For a long time I thought Felix J. Palma's The Map of Time was going to be a time-travel novel without any actual time travel. The 600-plus-page novel has three connected stories, each involving British author H.G. Wells, whose novel The Time Machine has just been published.
First a young man plans suicide after the woman he loves is killed by Jack the Ripper. His brother enlists the writer's help to fool him into thinking he has traveled back in time and killed Jack before he can kill the woman.

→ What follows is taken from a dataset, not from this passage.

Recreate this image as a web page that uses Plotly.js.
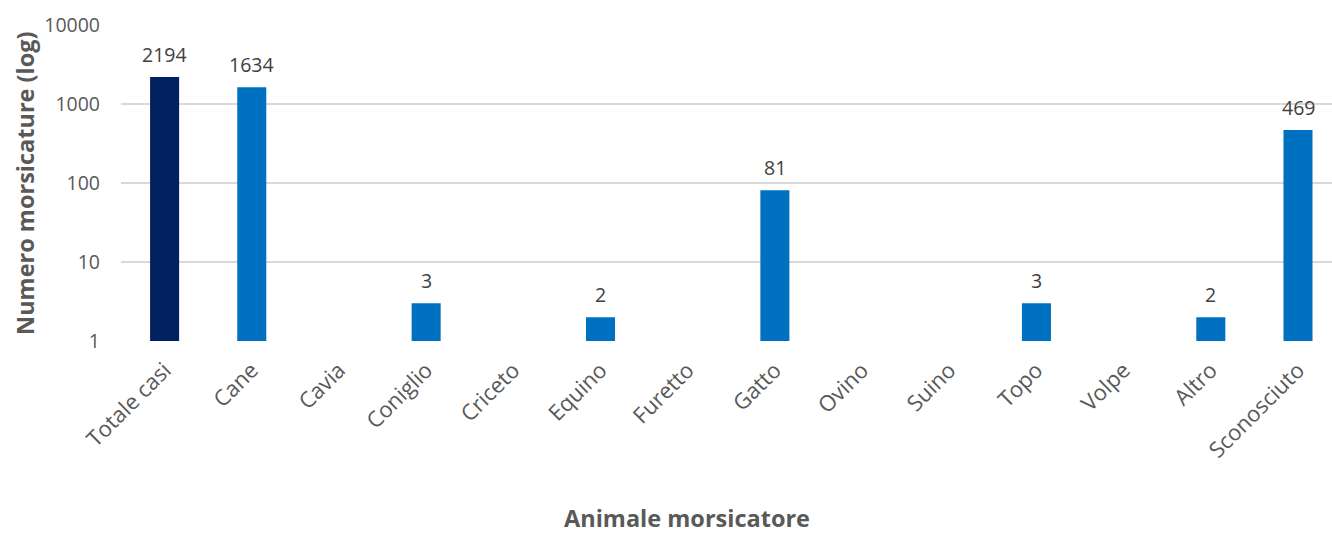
<!DOCTYPE html>
<html>
<head>
<meta charset="utf-8">
<script src="https://cdn.plot.ly/plotly-3.0.1.min.js"></script>
<style>html,body{margin:0;padding:0;background:#fff;}#chart{width:1332px;height:537px;}</style>
</head>
<body>
<div id="chart"></div>
<script>
const categories = ["Totale casi","Cane","Cavia","Coniglio","Criceto","Equino","Furetto","Gatto","Ovino","Suino","Topo","Volpe","Altro","Sconosciuto"];
const values = [2194, 1634, null, 3, null, 2, null, 81, null, null, 3, null, 2, 469];
const barColors = ["#002060","#0070C0","#0070C0","#0070C0","#0070C0","#0070C0","#0070C0","#0070C0","#0070C0","#0070C0","#0070C0","#0070C0","#0070C0","#0070C0"];
const yTickVals = [1, 10, 100, 1000, 10000];
const yTickText = ["1", "10", "100", "1000", "10000"];

const FONT = "Open Sans, Noto Sans, sans-serif";
const GRAY = "#595959";

const labelAnnotations = [];
categories.forEach((c, i) => {
  if (values[i] !== null) {
    labelAnnotations.push({
      x: c, y: Math.log10(values[i]), xref: "x", yref: "y",
      text: String(values[i]), showarrow: false,
      yanchor: "bottom", yshift: 7,
      font: {family: FONT, size: 19.5, color: "#404040"}
    });
  }
});

const trace = {
  type: "bar",
  x: categories,
  y: values,
  marker: {color: barColors},
  width: 0.333,
  hoverinfo: "x+y"
};

const layout = {
  width: 1332, height: 537,
  margin: {l: 121, r: 0, t: 25, b: 196},
  paper_bgcolor: "#ffffff", plot_bgcolor: "#ffffff",
  showlegend: false,
  font: {family: FONT, color: GRAY},
  xaxis: {
    type: "category",
    range: [-0.5, 13.39],
    tickangle: -45,
    tickfont: {family: FONT, size: 22, color: GRAY},
    showgrid: false, zeroline: false, showline: false, ticks: "",
    ticklabelstandoff: 11
  },
  yaxis: {
    type: "log",
    range: [0, 4],
    tickvals: yTickVals, ticktext: yTickText,
    tickfont: {family: FONT, size: 19.5, color: GRAY},
    showgrid: true, gridcolor: "#d9d9d9", gridwidth: 1.5,
    zeroline: false, showline: false, ticks: "",
    ticklabelstandoff: 20
  },
  annotations: labelAnnotations.concat([
    {
      text: "<b>Animale morsicatore</b>", showarrow: false,
      xref: "paper", yref: "paper", x: 0.4675, y: -0.56,
      xanchor: "center", yanchor: "middle", borderpad: 0,
      font: {family: FONT, size: 23.5, color: GRAY}
    },
    {
      text: "<b>Numero morsicature (log)</b>", showarrow: false,
      xref: "paper", yref: "paper", x: -0.0793, y: 0.5,
      xanchor: "center", yanchor: "middle", textangle: -90,
      font: {family: FONT, size: 23.5, color: GRAY}
    }
  ])
};

Plotly.newPlot("chart", [trace], layout, {displayModeBar: false, staticPlot: true});
</script>
</body>
</html>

Then a conman inspired by the Wells novel develops an elaborate ruse to fool wealthy patrons into believing they have traveled to the year 2000 to watch the climactic battle that saves humanity from being destroyed by automatons. A young woman on one of those excursions to the future falls in love with the hero of that battle, and things get complicated when she meets the same man on the streets of London in 1896. Tom, the actor hired to play that hero, gets Wells to help him maintain the charade.
Finally, in part three, time travel becomes real, sort of, when a man from the future plans to kill Wells, Henry James and Bram Stoker and steal the only copies of the books each of them has just finished. Wells, aided by a letter from his future self, seeks a way out.
The stories weave in and out of each other, and Palma gives us plenty about alternate universes as well as time travel. As confusing as it may sound, he manages to make everything clear, or at least clear enough. The Map Of Time is fanciful fun.